_Stated exercise:_
Repeat every line of the listing below exactly, minus the pictures.

_Given material:_

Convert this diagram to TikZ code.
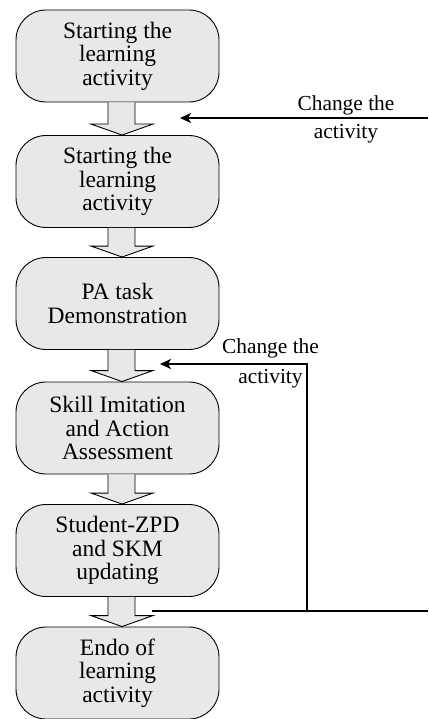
\documentclass[tikz,border=0pt]{standalone}
\usepackage{fontspec}
\setmainfont{Liberation Serif}
\usetikzlibrary{arrows.meta,calc}
\definecolor{boxfill}{HTML}{E8E8E8}
\newcommand\blockarr[2]{\draw[blockarrow] let \p1=(#1.south), \p2=(#2.north) in
  (\x1-9.5pt,\y1) -- (\x1-9.5pt,\y2+11pt) -- (\x1-26.5pt,\y2+11pt) -- (\x1+4.5pt,\y2)
  -- (\x1+35.5pt,\y2+11pt) -- (\x1+17.5pt,\y2+11pt) -- (\x1+17.5pt,\y1);}
\begin{document}
\begin{tikzpicture}[x=1pt,y=-1pt,
 stepbox/.style={draw=black, line width=0.9pt, fill=boxfill, rounded corners=30pt,
   minimum width=203pt, minimum height=92pt, inner sep=0pt, align=center,
   font=\rmfamily\fontsize{23.5}{23.5}\selectfont},
 blockarrow/.style={draw=black, line width=0.9pt, fill=boxfill, line join=miter},
 flow/.style={line width=1.8pt, draw=black},
 flowarrow/.style={flow, -{Stealth[length=11pt,width=10pt,inset=3pt]}},
 lbl/.style={inner sep=0pt, align=center}
]
\useasboundingbox (0,0) rectangle (428,719);
\node[stepbox] (s1) at (117.5,56) {Starting the\\learning\\activity};
\node[stepbox] (s2) at (117.5,181.5) {Starting the\\learning\\activity};
\node[stepbox] (s3) at (117.5,303.5) {PA task\\Demonstration};
\node[stepbox] (s4) at (117.5,428) {Skill Imitation\\and Action\\Assessment};
\node[stepbox] (s5) at (117.5,550.5) {Student-ZPD\\and SKM\\updating};
\node[stepbox] (s6) at (117.5,673) {Endo of\\learning\\activity};
\blockarr{s1}{s2}
\blockarr{s2}{s3}
\blockarr{s3}{s4}
\blockarr{s4}{s5}
\blockarr{s5}{s6}
\coordinate (in1) at (428,118);
\coordinate (t1) at (180,118);
\draw[flowarrow] (in1) -- (t1);
\node[lbl, font=\rmfamily\fontsize{21.4}{28}\selectfont] (c1) at (346,119) {Change the\\activity};
\coordinate (lb) at (152,611);
\coordinate (lr) at (428,611);
\coordinate (lj) at (307,611);
\coordinate (lt) at (160,364);
\draw[flow] (lb) -- (lr);
\draw[flowarrow] (lj) |- (lt);
\node[lbl, font=\rmfamily\fontsize{21.4}{30}\selectfont] (c2) at (270.5,363.3) {Change the\\activity};
\end{tikzpicture}
\end{document}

_Finished exercise:_
Convert this diagram to TikZ code.
\documentclass[tikz,border=0pt]{standalone}
\usepackage{fontspec}
\setmainfont{Liberation Serif}
\usetikzlibrary{arrows.meta,calc}
\definecolor{boxfill}{HTML}{E8E8E8}
\newcommand\blockarr[2]{\draw[blockarrow] let \p1=(#1.south), \p2=(#2.north) in
  (\x1-9.5pt,\y1) -- (\x1-9.5pt,\y2+11pt) -- (\x1-26.5pt,\y2+11pt) -- (\x1+4.5pt,\y2)
  -- (\x1+35.5pt,\y2+11pt) -- (\x1+17.5pt,\y2+11pt) -- (\x1+17.5pt,\y1);}
\begin{document}
\begin{tikzpicture}[x=1pt,y=-1pt,
 stepbox/.style={draw=black, line width=0.9pt, fill=boxfill, rounded corners=30pt,
   minimum width=203pt, minimum height=92pt, inner sep=0pt, align=center,
   font=\rmfamily\fontsize{23.5}{23.5}\selectfont},
 blockarrow/.style={draw=black, line width=0.9pt, fill=boxfill, line join=miter},
 flow/.style={line width=1.8pt, draw=black},
 flowarrow/.style={flow, -{Stealth[length=11pt,width=10pt,inset=3pt]}},
 lbl/.style={inner sep=0pt, align=center}
]
\useasboundingbox (0,0) rectangle (428,719);
\node[stepbox] (s1) at (117.5,56) {Starting the\\learning\\activity};
\node[stepbox] (s2) at (117.5,181.5) {Starting the\\learning\\activity};
\node[stepbox] (s3) at (117.5,303.5) {PA task\\Demonstration};
\node[stepbox] (s4) at (117.5,428) {Skill Imitation\\and Action\\Assessment};
\node[stepbox] (s5) at (117.5,550.5) {Student-ZPD\\and SKM\\updating};
\node[stepbox] (s6) at (117.5,673) {Endo of\\learning\\activity};
\blockarr{s1}{s2}
\blockarr{s2}{s3}
\blockarr{s3}{s4}
\blockarr{s4}{s5}
\blockarr{s5}{s6}
\coordinate (in1) at (428,118);
\coordinate (t1) at (180,118);
\draw[flowarrow] (in1) -- (t1);
\node[lbl, font=\rmfamily\fontsize{21.4}{28}\selectfont] (c1) at (346,119) {Change the\\activity};
\coordinate (lb) at (152,611);
\coordinate (lr) at (428,611);
\coordinate (lj) at (307,611);
\coordinate (lt) at (160,364);
\draw[flow] (lb) -- (lr);
\draw[flowarrow] (lj) |- (lt);
\node[lbl, font=\rmfamily\fontsize{21.4}{30}\selectfont] (c2) at (270.5,363.3) {Change the\\activity};
\end{tikzpicture}
\end{document}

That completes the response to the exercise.